Co-creation: the power of many minds
- by Lucy Tugby
Working in isolation can be difficult and frustrating. Some people might prefer to come up with and develop an idea alone, and see it come to fruition by their own hand. Ask marketers about the creative process, however, and most would agree that several minds are better than one.
In the same way that WPNC has rolled out its own version of sprints, the agency has recently been consulting with clients and prospects about co-creation. The fancy term for it is participatory design and it’s been around for 40 years.
Digital strategy director Dan Martin explains: “Co-creation breaks down silos, getting individuals to pull together as part of the creative process and, ultimately, taking an organisation on a journey. If a project needs to get off the ground but some people don’t feel invested in it, involving them in shaping the idea is more likely to make it succeed and, crucially, gain buy-in from the board or budget holders.”
The agency has created a framework based on the three stages of co-creation: ideation, where participants all share creative thoughts and themes; this provides fuel for solution development, where some of those ideas are firmed up into how a product or service might eventually look then fashioned into prototypes; and test & validate, where the idea is interrogated. This guaranteed, physical, testable output is perhaps co-creation’s greatest benefit.
WPNC has run a series of workshops allowing attendees to sample how co-creation can help. Mixing up teams from different organisations gives participants a feel for working with people outside their normal sphere. This would be replicated via interdepartmental sessions in a normal co-creation setting.
In a charity focussed workshop, attendees opted prior to the session to tackle the issue of increasing millennials’ engagement and donations. Dividing into groups - and armed with market insight consolidated into a target persona, marketing manager “Louise” - teams began by generating on-the-spot ideas.
Groups reached a consensus on which idea to develop in their teams, and each member contributed further thoughts to develop the concept. Finally, the crystallised product ideas were presented back to the room.
Dan adds: “We hope people go away from these taster sessions with an understanding of the value of co-creation and an appreciation of how an independent facilitator can help get the best possible results.”
Delegates clearly found the session useful and left with practical advice and ideas. Helen McKenna-Aspell, group head of marketing and income generation at the Civil Service Benevolent Fund, commented: “I learned how everyone can contribute ideas, and you can rapidly evolve something into a really innovative and exciting product that you can take forward quickly into prototyping. “We have a big digital transformation and fundraising job to do, evolving [how we work with] civil servants, volunteers, supporters and staff, so this is very valuable.

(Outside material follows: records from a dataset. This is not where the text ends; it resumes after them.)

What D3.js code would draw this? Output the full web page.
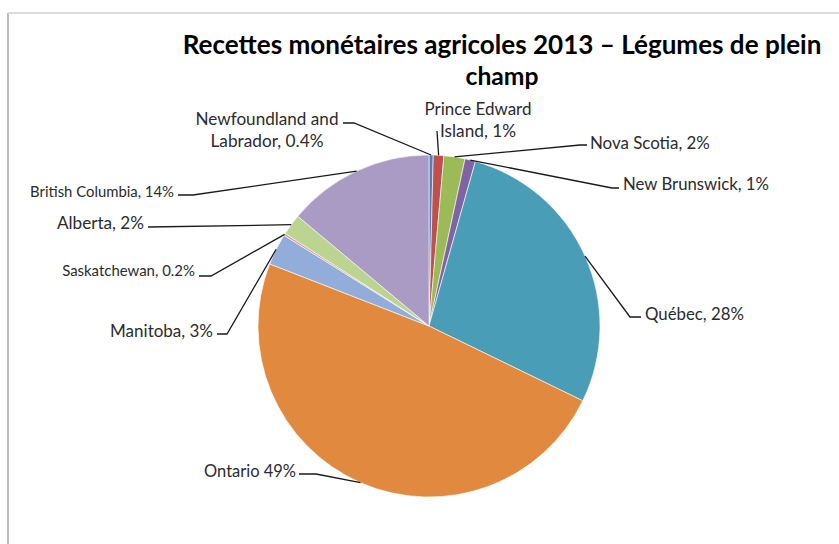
<!DOCTYPE html>
<html>
<head>
<meta charset="utf-8">
<script src="https://cdn.jsdelivr.net/npm/d3@7/dist/d3.min.js"></script>
<style>
  html, body { margin: 0; padding: 0; background: #fff; }
  svg { display: block; }
  text { font-family: Lato, "Open Sans", sans-serif; }
</style>
</head>
<body>
<svg id="chart" width="839" height="544"></svg>
<script>
// Farm cash receipts 2013, field vegetables, share by province (%)
const provinces = ["Newfoundland and Labrador", "Prince Edward Island", "Nova Scotia",
  "New Brunswick", "Québec", "Ontario", "Manitoba", "Saskatchewan", "Alberta", "British Columbia"];
const shares = [0.4, 1, 2, 1, 28, 49, 3, 0.2, 2, 14];
// Label wording (line breaks marked with \n) and the separator before the value
const labelNames = ["Newfoundland and\nLabrador", "Prince Edward\nIsland", "Nova Scotia",
  "New Brunswick", "Québec", "Ontario", "Manitoba", "Saskatchewan", "Alberta", "British Columbia"];
const labelSeps = [", ", ", ", ", ", ", ", ", ", " ", ", ", ", ", ", ", ", "];
const titleLines = ["Recettes monétaires agricoles 2013 – Légumes de plein", "champ"];

const colors = ["#4F81BD", "#C0504D", "#9BBB59", "#8064A2", "#4A9DB6",
  "#E0893F", "#93ADDA", "#D99694", "#BBD492", "#A99BC3"];

// Label placement: text anchor point, line spacing, target widths per line,
// and the leader line's start point and elbow near the text
const labelLayout = [
  { x: 267, y: 118, anchor: "middle", dy: 22, widths: [143, 113], start: [343, 123], elbow: [354, 123] },
  { x: 478, y: 108, anchor: "middle", dy: 22, widths: [107, 76], start: [437, 131], elbow: [437, 131] },
  { x: 590, y: 142, anchor: "start", widths: [120], start: [587, 145], elbow: [580, 145] },
  { x: 623, y: 183, anchor: "start", widths: [146], start: [619, 188], elbow: [612, 188] },
  { x: 645, y: 313, anchor: "start", widths: [99], start: [641, 317], elbow: [630, 317] },
  { x: 296, y: 471, anchor: "end", widths: [92], start: [299, 474], elbow: [316, 474] },
  { x: 213, y: 330, anchor: "end", widths: [103], start: [217, 334], elbow: [227, 334] },
  { x: 195, y: 270, anchor: "end", widths: [133], start: [199, 276], elbow: [211, 276] },
  { x: 144, y: 222, anchor: "end", widths: [87], start: [148, 227], elbow: [148, 227] },
  { x: 174, y: 191, anchor: "end", widths: [144], start: [178, 195], elbow: [193, 195] }
];

const svg = d3.select("#chart");

// Chart frame: left and top edges
svg.append("line").attr("x1", 8).attr("y1", 13).attr("x2", 8).attr("y2", 544)
  .attr("stroke", "#bdbdbd").attr("stroke-width", 2);
svg.append("line").attr("x1", 8).attr("y1", 13).attr("x2", 839).attr("y2", 13)
  .attr("stroke", "#dadada").attr("stroke-width", 2);

// Scale a text element's font size so that it spans the given width
function fitWidth(node, target) {
  const len = node.getComputedTextLength();
  const fs = parseFloat(node.getAttribute("font-size"));
  if (len > 0) node.setAttribute("font-size", (fs * target / len).toFixed(2));
}

// Title
const titleWidths = [639, 73];
titleLines.forEach((t, i) => {
  const el = svg.append("text")
    .attr("x", 502).attr("y", 44 + i * 31)
    .attr("text-anchor", "middle").attr("dominant-baseline", "central")
    .attr("font-size", 20).attr("font-weight", "bold").attr("fill", "#000")
    .text(t);
  fitWidth(el.node(), titleWidths[i]);
});

// Pie
const cx = 429, cy = 326, radius = 171;
const pie = d3.pie().sort(null).value(d => d);
const arcs = pie(shares);
const arc = d3.arc().innerRadius(0).outerRadius(radius);
const edge = d3.arc().innerRadius(radius).outerRadius(radius);

const g = svg.append("g").attr("transform", `translate(${cx},${cy})`);
g.selectAll("path.slice").data(arcs).join("path")
  .attr("class", "slice")
  .attr("d", arc)
  .attr("fill", (d, i) => colors[i])
  .attr("stroke", "#ffffff").attr("stroke-width", 0.6);

// Leader lines from the label to the slice edge at its mid-angle
const leader = d3.line();
svg.selectAll("path.leader").data(arcs).join("path")
  .attr("class", "leader")
  .attr("fill", "none").attr("stroke", "#1a1a1a").attr("stroke-width", 1.3)
  .attr("d", (d, i) => {
    const L = labelLayout[i];
    const [ex, ey] = edge.centroid(d);
    return leader([L.start, L.elbow, [cx + ex, cy + ey]]);
  });

// Data labels
const fmt = d3.format("~g");
arcs.forEach((d, i) => {
  const L = labelLayout[i];
  const full = labelNames[i] + labelSeps[i] + fmt(shares[i]) + "%";
  full.split("\n").forEach((line, j) => {
    const el = svg.append("text")
      .attr("x", L.x).attr("y", L.y + j * (L.dy || 0))
      .attr("text-anchor", L.anchor).attr("dominant-baseline", "central")
      .attr("font-size", 13).attr("fill", "#2b2b2b")
      .text(line);
    fitWidth(el.node(), L.widths[j]);
  });
});
</script>
</body>
</html>
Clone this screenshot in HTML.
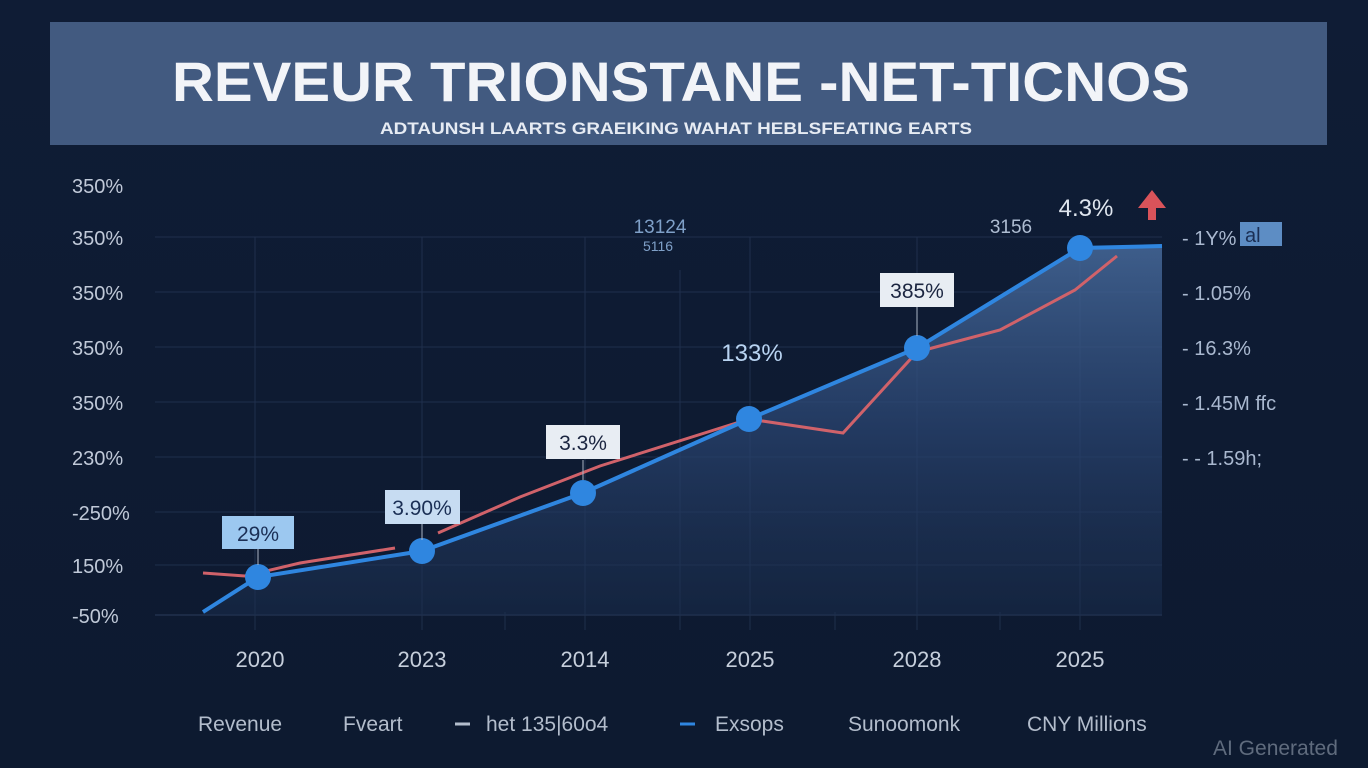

I think we will use a facilitated series of workshops to bring forward ideas that we have based on personas and audiences… and work through to practical solutions.”
Neil Hart, senior marketing and communications manager at Young Epilepsy, concurred: “The most valuable part was taking yourself out of your work environment, being with different people and thinking outside the box; also, the practical aspect of trying something abstract… and flexing those creative muscles in a collaborative mindset.”
Finally, Dan implores co-creators not to forget their ultimate beneficiary: the audience. He concludes: “The importance of audiences shouldn’t be lost in the co-creation process. Involve them and you’ll get a better product, as you will have the input of those experiencing your service. We think co-creation can be applied to any situation.”